El catalán es la lengua propia de Catalunya, pero en ningún lugar está escrito que el castellano sea una lengua impropia o extraña. Esta complejidad catalana, incluido el carácter bilingüe de sus ciudadanos, es un valor añadido en la era de la globalización: las sociedades del siglo XXI son más plurales –también más conflictivas– y estamos mejor situados que otros territorios para administrar la complejidad
No sé si el proceso acabará produciendo una fractura social en Catalunya. Lo que ha producido ya es una fractura intelectual en el catalanismo. Así lo evidencia el manifiesto Per un veritable procés de normalització lingüística a la Catalunya independent. No haré un alegato en contra, entre otras razones porque conozco y respeto a algunos de sus firmantes, y porque comparto el objetivo de la promoción de la lengua catalana. Decía André Gide que “con buenos sentimientos se hace mala literatura”; en este caso, se ha hecho mala pedagogía. Puede defenderse –no es mi posición– el estatus del catalán como lengua territorial de Catalunya, pero no puede señalarse a la inmigración castellanohablante “como instrumento involuntario de colonización lingüística”. Sería tanto como decir que a inicios del siglo XX, cuando las jóvenes de la Catalunya interior iban a servir a Barcelona –y el servicio hablaba catalán–, los señores y las señoras de Barcelona que lo hacían en castellano eran agentes voluntarios de esa colonización.
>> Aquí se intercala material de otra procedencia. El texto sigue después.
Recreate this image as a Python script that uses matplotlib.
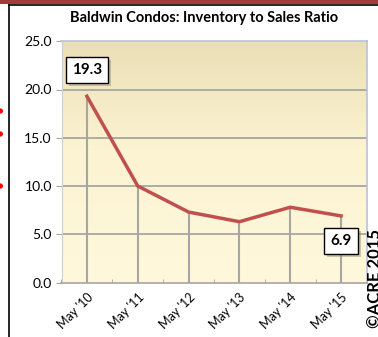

Simplificaciones al margen, quiero aportar otro punto de vista. No se trata de un argumentario ad hoc, escrito como réplica al manifiesto de referencia, sino que recoge las aportaciones que hice en el debate Lengua y acogida, celebrado el 20 de noviembre de 2009 en el Institut d’Estudis Catalans. Partía de una constatación: el catalán es la lengua propia de Catalunya, pero en ningún lugar está escrito que el castellano sea una lengua impropia o extraña. Esta complejidad catalana, incluido el carácter bilingüe de sus ciudadanos, es un valor añadido en la era de la globalización: las sociedades del siglo XXI son más plurales –también más conflictivas– y estamos mejor situados que otros territorios para administrar la complejidad.
El bilingüismo no es un déficit, sino un superávit: aprendemos desde muy pequeños que el nombre de las cosas no se confunde con las cosas –una taula es también una mesa– y, a la vez que aprendemos a hablar, aprendemos también a tener una visión plural, poliédrica, de la realidad. Somos más fuertes porque somos más complejos. La mesa como “unidad de destino en lo universal” ya no existe; tampoco la taula. Los estudios sobre la relación entre bilingüismo e inteligencia constatan una mayor flexibilidad cognitiva entre los niños bilingües. Así, las asociaciones múltiples, ligadas al aprendizaje de dos o más lenguas, refuerzan el pensamiento creativo y la comprensión del otro.
En Catalunya no debemos caer en la tentación de ligar el futuro de la lengua catalana a la suerte de una apuesta política determinada; en este caso, del proceso independentista. Tampoco de un territorio determinado: la expresión Països Catalans es percibida por otras comunidades de habla catalana como portadora de una carga pancatalanista; no así el concepto de territorios de habla catalana. En el resto de España, la Administración central debería promover el catalán como lengua española, al igual que las otras lenguas españolas, en sintonía con el artículo 3 de la Constitución, a partir de aquel principio de que hay lenguas que se aprenden y lenguas que se comprenden. Un bilingüismo inteligente, en síntesis.